Ah well. That we don’t know, although Press Gazette does a little nudging and winking as it continues “It is understood that some of the settlements exceeded the £260,250 record damages awarded to actress and businesswoman Sadie Frost following a trial in 2015”. Evan Harris and his team will be pleased. And the Guardian goes further.
“Elizabeth Hurley accepts phone-hacking damages from Mirror newspapers … Actor and model is thought to have received more than the record £260,250 company paid fellow victim Sadie Frost” they claim, going on to report “The sum was not made public at the brief hearing at the high court in London on Wednesday … Frost’s payout was at the time believed to be the single biggest privacy damages payout since the phone-hacking scandal broke in 2010, although it is understood to have since been surpassed in several settlement deals that have not been made public”.
And in news that may not be well received by former Daily Mirror editor Piers Morgan, the Guardian article goes on to say “Hurley had brought proceedings over the publication of 58 separate articles, published between July 1998 and March 2007 by all three of MGN’s newspapers”. That means the Daily Mirror was also involved.
So it will be interesting to see if Morgan arranges for Ms Hurley, or indeed any of the Hacked Off principals, to guest on Good Morning Britain so he can reiterate all those claims about not having knowingly published any stories based wholly or in part on hacked information.

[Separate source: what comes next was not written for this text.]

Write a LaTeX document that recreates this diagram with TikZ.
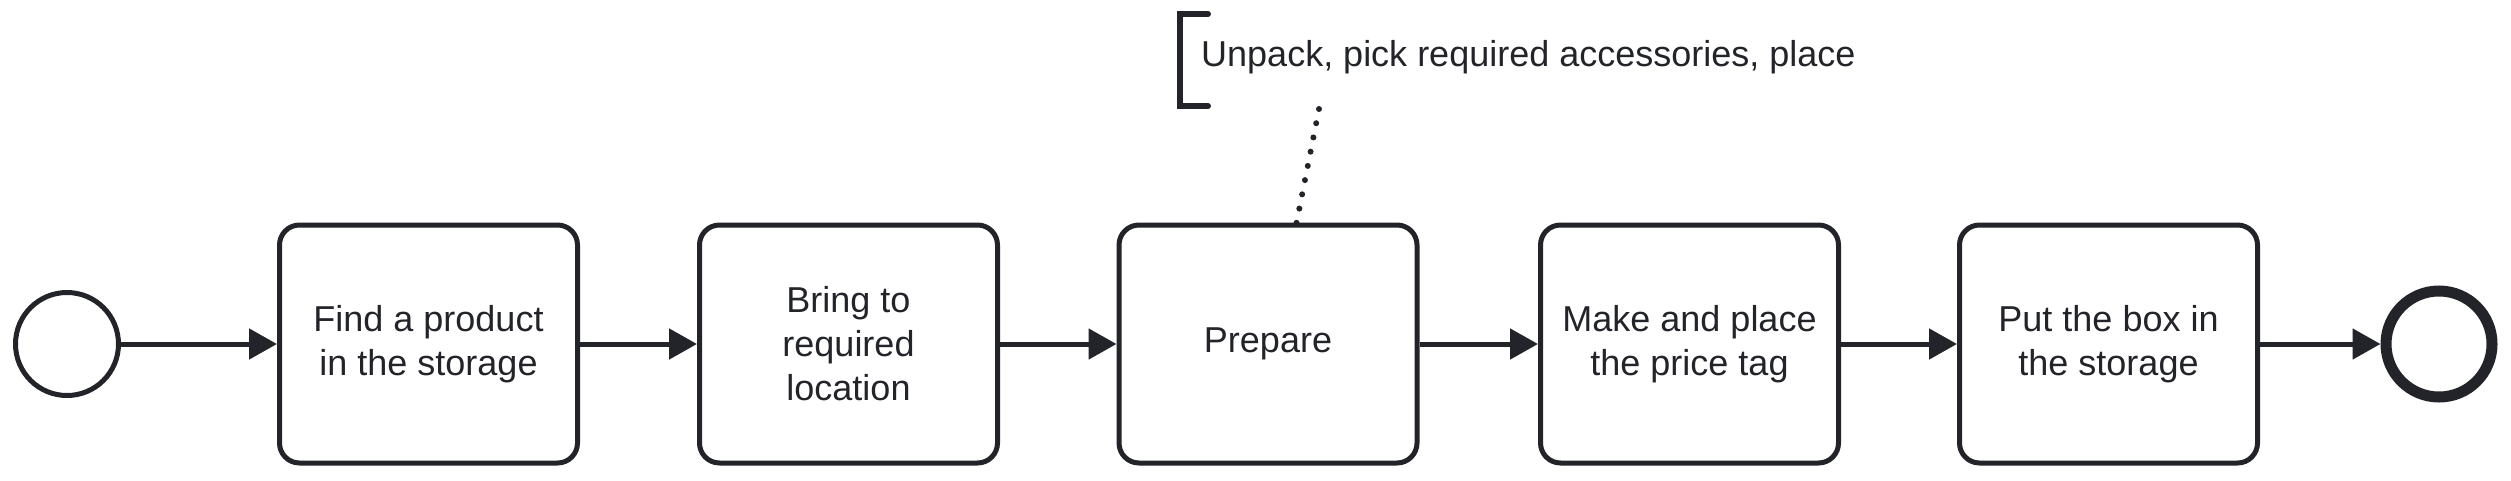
\documentclass[tikz,border=0pt]{standalone}
\usepackage{fontspec}
\setmainfont{Liberation Sans}
\usetikzlibrary{arrows.meta}
\definecolor{ink}{RGB}{34,36,41}
\begin{document}
\begin{tikzpicture}[x=1pt,y=-1pt,
  task/.style={draw=ink,line width=5pt,rounded corners=20pt,minimum width=298pt,minimum height=238pt,align=center,text=ink,font=\fontsize{36}{44}\selectfont,inner sep=0pt},
  flow/.style={draw=ink,line width=5pt,-{Triangle[length=28pt,width=30pt]}},
  startev/.style={draw=ink,circle,line width=5pt,minimum size=103pt,inner sep=0pt},
  endev/.style={draw=ink,circle,line width=11pt,minimum size=106pt,inner sep=0pt},
  assoc/.style={draw=ink,line width=6pt,line cap=round,dash pattern=on 0pt off 14.5pt}
]
\useasboundingbox (0,0) rectangle (2511,480);
\node[startev] (s) at (67,344) {};
\node[task] (t1) at (428.5,344) {Find a product\\in the storage};
\node[task] (t2) at (848.5,344) {Bring to\\required\\location};
\node[task] (t3) at (1268,344) {Prepare};
\node[task] (t4) at (1689.5,344) {Make and place\\the price tag};
\node[task] (t5) at (2108.5,344) {Put the box in\\the storage};
\node[endev] (e) at (2439,344) {};
\draw[flow] (s) -- (t1);
\draw[flow] (t1) -- (t2);
\draw[flow] (t2) -- (t3);
\draw[flow] (t3) -- (t4);
\draw[flow] (t4) -- (t5);
\draw[flow] (t5) -- (e);
% annotation
\node[anchor=west,text=ink,font=\fontsize{36}{44}\selectfont,inner sep=0pt] (ann) at (1201,57) {Unpack, pick required accessories, place};
\coordinate (brk) at (1180,60);
\draw[ink,line width=6pt,line cap=round,line join=miter] ([xshift=28pt,yshift=-46pt]brk) -- ([yshift=-46pt]brk) -- ([yshift=46pt]brk) -- ([xshift=28pt,yshift=46pt]brk);
\coordinate (annfoot) at (1319,109);
\draw[assoc] (annfoot) -- ([xshift=27pt,yshift=-8pt]t3.north);
\end{tikzpicture}
\end{document}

Because if the Mirror titles were all going after Liz Hurley, one might have thought the editors of those titles would want to be sure of their ground.
Still, excellent news that Ms Hurley has set a fine example to other claimants. Donate your damages to Hacked Off, folks. It hurts the press even more than making the payment.
6 comments:
wow this article was shit! you should quit
Thanks for your input, Piers.
Oh dear, here comes the morganista's stomping out of their ivory towers in their jackboots.
I would put people like Piers Morgan and Simon cowbell in the same category as Jeremy Kyle. They all try to redefine the fine line between confidence and arrogance. Thank god for the invented of the TV remote control.
Yes I did type cowbell.
Because you had a premonition that one day the author would roar with laughter at seeing you called out for your bulls--- on live TV?
This troll is a bigger curtain twitcher than Norris Coleman!
The whole of tabloid media - press and broadcast - is preposterous, empty-headed garbage.
That Morgan is one of its "leading presenters" tells you all you need to know about him, his "product", and how it's manufactured.
It also tells you much about the kind of society we have become.
If we survive as a species future honest historians will look on this era and shake their collective head in disbelief and pity.